> [AIM OF THE TASK] Exactly repeat all the records below, omitting the images they hold.

(begin)

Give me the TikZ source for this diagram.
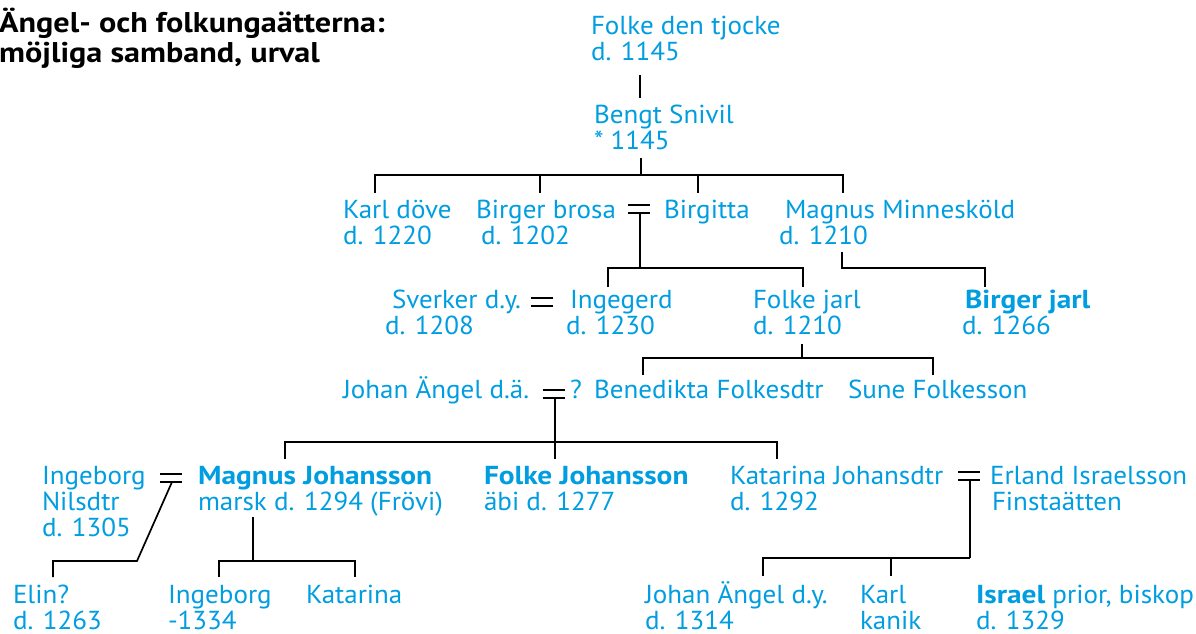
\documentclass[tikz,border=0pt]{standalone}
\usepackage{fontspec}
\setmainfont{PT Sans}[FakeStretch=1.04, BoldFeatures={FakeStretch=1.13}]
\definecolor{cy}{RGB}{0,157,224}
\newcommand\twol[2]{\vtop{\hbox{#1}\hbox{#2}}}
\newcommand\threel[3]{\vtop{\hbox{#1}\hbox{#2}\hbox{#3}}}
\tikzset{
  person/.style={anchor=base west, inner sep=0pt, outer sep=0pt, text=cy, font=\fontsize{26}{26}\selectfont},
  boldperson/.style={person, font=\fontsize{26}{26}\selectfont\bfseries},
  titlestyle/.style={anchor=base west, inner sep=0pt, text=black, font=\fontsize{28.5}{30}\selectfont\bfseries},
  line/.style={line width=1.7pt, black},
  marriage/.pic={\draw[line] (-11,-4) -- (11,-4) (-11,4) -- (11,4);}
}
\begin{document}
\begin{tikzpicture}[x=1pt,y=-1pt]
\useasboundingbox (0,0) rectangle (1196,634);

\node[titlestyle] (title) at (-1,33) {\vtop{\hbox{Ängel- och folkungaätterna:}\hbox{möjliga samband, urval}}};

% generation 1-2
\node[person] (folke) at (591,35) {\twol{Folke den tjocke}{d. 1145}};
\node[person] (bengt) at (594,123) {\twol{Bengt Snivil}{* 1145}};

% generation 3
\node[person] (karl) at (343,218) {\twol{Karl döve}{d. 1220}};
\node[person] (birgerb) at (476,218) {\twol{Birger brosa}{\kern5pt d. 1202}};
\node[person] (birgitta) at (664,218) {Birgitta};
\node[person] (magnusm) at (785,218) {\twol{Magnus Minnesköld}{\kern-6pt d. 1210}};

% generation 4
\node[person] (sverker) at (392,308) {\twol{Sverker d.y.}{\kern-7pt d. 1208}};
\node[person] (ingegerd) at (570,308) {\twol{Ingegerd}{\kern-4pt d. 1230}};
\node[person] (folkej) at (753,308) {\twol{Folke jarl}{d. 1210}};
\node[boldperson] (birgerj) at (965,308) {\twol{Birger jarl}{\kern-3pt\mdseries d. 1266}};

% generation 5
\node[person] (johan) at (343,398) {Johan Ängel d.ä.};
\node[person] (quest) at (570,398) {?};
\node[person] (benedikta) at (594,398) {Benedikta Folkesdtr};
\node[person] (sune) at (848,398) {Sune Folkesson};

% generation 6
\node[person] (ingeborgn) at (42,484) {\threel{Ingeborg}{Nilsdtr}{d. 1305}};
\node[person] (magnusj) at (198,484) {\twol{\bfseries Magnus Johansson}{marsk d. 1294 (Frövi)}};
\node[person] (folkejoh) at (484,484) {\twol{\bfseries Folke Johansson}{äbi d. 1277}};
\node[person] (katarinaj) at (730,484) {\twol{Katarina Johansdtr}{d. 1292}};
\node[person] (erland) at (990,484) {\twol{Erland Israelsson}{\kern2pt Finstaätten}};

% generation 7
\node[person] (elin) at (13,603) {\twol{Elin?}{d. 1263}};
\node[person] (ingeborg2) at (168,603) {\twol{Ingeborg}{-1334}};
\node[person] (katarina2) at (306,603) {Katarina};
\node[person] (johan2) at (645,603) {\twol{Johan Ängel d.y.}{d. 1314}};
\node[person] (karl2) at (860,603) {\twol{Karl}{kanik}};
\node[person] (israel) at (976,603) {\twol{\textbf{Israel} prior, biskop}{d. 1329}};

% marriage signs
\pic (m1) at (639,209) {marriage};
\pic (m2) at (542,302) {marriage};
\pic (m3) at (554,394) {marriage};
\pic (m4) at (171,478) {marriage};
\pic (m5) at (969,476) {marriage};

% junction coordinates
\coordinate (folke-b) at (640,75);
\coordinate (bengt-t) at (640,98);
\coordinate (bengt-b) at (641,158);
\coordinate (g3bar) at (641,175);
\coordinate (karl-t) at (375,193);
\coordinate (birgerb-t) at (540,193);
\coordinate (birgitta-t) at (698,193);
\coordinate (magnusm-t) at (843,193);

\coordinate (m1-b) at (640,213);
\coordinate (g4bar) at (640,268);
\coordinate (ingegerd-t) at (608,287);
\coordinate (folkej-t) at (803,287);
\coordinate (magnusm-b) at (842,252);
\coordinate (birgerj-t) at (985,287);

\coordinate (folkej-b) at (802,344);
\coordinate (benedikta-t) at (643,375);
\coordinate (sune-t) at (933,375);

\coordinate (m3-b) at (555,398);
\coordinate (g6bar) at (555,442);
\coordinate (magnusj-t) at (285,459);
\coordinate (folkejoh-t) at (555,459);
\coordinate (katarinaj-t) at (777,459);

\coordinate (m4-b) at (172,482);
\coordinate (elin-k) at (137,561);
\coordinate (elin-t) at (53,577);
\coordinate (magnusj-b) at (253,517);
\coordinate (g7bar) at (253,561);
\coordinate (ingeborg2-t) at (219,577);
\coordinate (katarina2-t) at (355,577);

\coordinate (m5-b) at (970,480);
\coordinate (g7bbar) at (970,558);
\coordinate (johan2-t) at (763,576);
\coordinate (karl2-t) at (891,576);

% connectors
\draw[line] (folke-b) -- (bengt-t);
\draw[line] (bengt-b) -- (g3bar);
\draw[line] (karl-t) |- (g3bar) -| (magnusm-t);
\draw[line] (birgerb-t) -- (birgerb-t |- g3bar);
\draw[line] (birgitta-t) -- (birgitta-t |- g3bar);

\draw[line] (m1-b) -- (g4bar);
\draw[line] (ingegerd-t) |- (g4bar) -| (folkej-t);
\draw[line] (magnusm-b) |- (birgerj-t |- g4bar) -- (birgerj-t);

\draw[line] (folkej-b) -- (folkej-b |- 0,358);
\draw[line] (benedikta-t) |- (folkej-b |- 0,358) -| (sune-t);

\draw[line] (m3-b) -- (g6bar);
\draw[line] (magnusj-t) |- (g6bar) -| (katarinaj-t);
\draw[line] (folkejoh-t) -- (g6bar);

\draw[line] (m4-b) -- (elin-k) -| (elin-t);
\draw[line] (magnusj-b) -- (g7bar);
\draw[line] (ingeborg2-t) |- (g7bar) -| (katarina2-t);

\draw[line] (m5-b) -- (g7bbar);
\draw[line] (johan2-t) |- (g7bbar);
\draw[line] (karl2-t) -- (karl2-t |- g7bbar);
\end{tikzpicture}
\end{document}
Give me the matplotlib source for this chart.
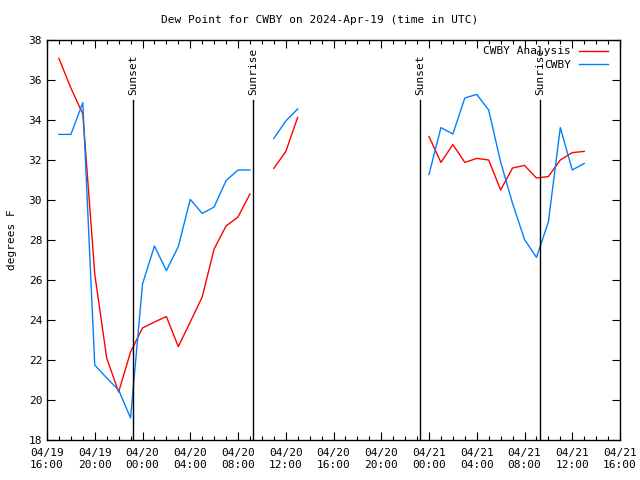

(end)

> [THE OUTPUT]
Give me the TikZ source for this diagram.
\documentclass[tikz,border=0pt]{standalone}
\usepackage{fontspec}
\setmainfont{PT Sans}[FakeStretch=1.04, BoldFeatures={FakeStretch=1.13}]
\definecolor{cy}{RGB}{0,157,224}
\newcommand\twol[2]{\vtop{\hbox{#1}\hbox{#2}}}
\newcommand\threel[3]{\vtop{\hbox{#1}\hbox{#2}\hbox{#3}}}
\tikzset{
  person/.style={anchor=base west, inner sep=0pt, outer sep=0pt, text=cy, font=\fontsize{26}{26}\selectfont},
  boldperson/.style={person, font=\fontsize{26}{26}\selectfont\bfseries},
  titlestyle/.style={anchor=base west, inner sep=0pt, text=black, font=\fontsize{28.5}{30}\selectfont\bfseries},
  line/.style={line width=1.7pt, black},
  marriage/.pic={\draw[line] (-11,-4) -- (11,-4) (-11,4) -- (11,4);}
}
\begin{document}
\begin{tikzpicture}[x=1pt,y=-1pt]
\useasboundingbox (0,0) rectangle (1196,634);

\node[titlestyle] (title) at (-1,33) {\vtop{\hbox{Ängel- och folkungaätterna:}\hbox{möjliga samband, urval}}};

% generation 1-2
\node[person] (folke) at (591,35) {\twol{Folke den tjocke}{d. 1145}};
\node[person] (bengt) at (594,123) {\twol{Bengt Snivil}{* 1145}};

% generation 3
\node[person] (karl) at (343,218) {\twol{Karl döve}{d. 1220}};
\node[person] (birgerb) at (476,218) {\twol{Birger brosa}{\kern5pt d. 1202}};
\node[person] (birgitta) at (664,218) {Birgitta};
\node[person] (magnusm) at (785,218) {\twol{Magnus Minnesköld}{\kern-6pt d. 1210}};

% generation 4
\node[person] (sverker) at (392,308) {\twol{Sverker d.y.}{\kern-7pt d. 1208}};
\node[person] (ingegerd) at (570,308) {\twol{Ingegerd}{\kern-4pt d. 1230}};
\node[person] (folkej) at (753,308) {\twol{Folke jarl}{d. 1210}};
\node[boldperson] (birgerj) at (965,308) {\twol{Birger jarl}{\kern-3pt\mdseries d. 1266}};

% generation 5
\node[person] (johan) at (343,398) {Johan Ängel d.ä.};
\node[person] (quest) at (570,398) {?};
\node[person] (benedikta) at (594,398) {Benedikta Folkesdtr};
\node[person] (sune) at (848,398) {Sune Folkesson};

% generation 6
\node[person] (ingeborgn) at (42,484) {\threel{Ingeborg}{Nilsdtr}{d. 1305}};
\node[person] (magnusj) at (198,484) {\twol{\bfseries Magnus Johansson}{marsk d. 1294 (Frövi)}};
\node[person] (folkejoh) at (484,484) {\twol{\bfseries Folke Johansson}{äbi d. 1277}};
\node[person] (katarinaj) at (730,484) {\twol{Katarina Johansdtr}{d. 1292}};
\node[person] (erland) at (990,484) {\twol{Erland Israelsson}{\kern2pt Finstaätten}};

% generation 7
\node[person] (elin) at (13,603) {\twol{Elin?}{d. 1263}};
\node[person] (ingeborg2) at (168,603) {\twol{Ingeborg}{-1334}};
\node[person] (katarina2) at (306,603) {Katarina};
\node[person] (johan2) at (645,603) {\twol{Johan Ängel d.y.}{d. 1314}};
\node[person] (karl2) at (860,603) {\twol{Karl}{kanik}};
\node[person] (israel) at (976,603) {\twol{\textbf{Israel} prior, biskop}{d. 1329}};

% marriage signs
\pic (m1) at (639,209) {marriage};
\pic (m2) at (542,302) {marriage};
\pic (m3) at (554,394) {marriage};
\pic (m4) at (171,478) {marriage};
\pic (m5) at (969,476) {marriage};

% junction coordinates
\coordinate (folke-b) at (640,75);
\coordinate (bengt-t) at (640,98);
\coordinate (bengt-b) at (641,158);
\coordinate (g3bar) at (641,175);
\coordinate (karl-t) at (375,193);
\coordinate (birgerb-t) at (540,193);
\coordinate (birgitta-t) at (698,193);
\coordinate (magnusm-t) at (843,193);

\coordinate (m1-b) at (640,213);
\coordinate (g4bar) at (640,268);
\coordinate (ingegerd-t) at (608,287);
\coordinate (folkej-t) at (803,287);
\coordinate (magnusm-b) at (842,252);
\coordinate (birgerj-t) at (985,287);

\coordinate (folkej-b) at (802,344);
\coordinate (benedikta-t) at (643,375);
\coordinate (sune-t) at (933,375);

\coordinate (m3-b) at (555,398);
\coordinate (g6bar) at (555,442);
\coordinate (magnusj-t) at (285,459);
\coordinate (folkejoh-t) at (555,459);
\coordinate (katarinaj-t) at (777,459);

\coordinate (m4-b) at (172,482);
\coordinate (elin-k) at (137,561);
\coordinate (elin-t) at (53,577);
\coordinate (magnusj-b) at (253,517);
\coordinate (g7bar) at (253,561);
\coordinate (ingeborg2-t) at (219,577);
\coordinate (katarina2-t) at (355,577);

\coordinate (m5-b) at (970,480);
\coordinate (g7bbar) at (970,558);
\coordinate (johan2-t) at (763,576);
\coordinate (karl2-t) at (891,576);

% connectors
\draw[line] (folke-b) -- (bengt-t);
\draw[line] (bengt-b) -- (g3bar);
\draw[line] (karl-t) |- (g3bar) -| (magnusm-t);
\draw[line] (birgerb-t) -- (birgerb-t |- g3bar);
\draw[line] (birgitta-t) -- (birgitta-t |- g3bar);

\draw[line] (m1-b) -- (g4bar);
\draw[line] (ingegerd-t) |- (g4bar) -| (folkej-t);
\draw[line] (magnusm-b) |- (birgerj-t |- g4bar) -- (birgerj-t);

\draw[line] (folkej-b) -- (folkej-b |- 0,358);
\draw[line] (benedikta-t) |- (folkej-b |- 0,358) -| (sune-t);

\draw[line] (m3-b) -- (g6bar);
\draw[line] (magnusj-t) |- (g6bar) -| (katarinaj-t);
\draw[line] (folkejoh-t) -- (g6bar);

\draw[line] (m4-b) -- (elin-k) -| (elin-t);
\draw[line] (magnusj-b) -- (g7bar);
\draw[line] (ingeborg2-t) |- (g7bar) -| (katarina2-t);

\draw[line] (m5-b) -- (g7bbar);
\draw[line] (johan2-t) |- (g7bbar);
\draw[line] (karl2-t) -- (karl2-t |- g7bbar);
\end{tikzpicture}
\end{document}
Give me the matplotlib source for this chart.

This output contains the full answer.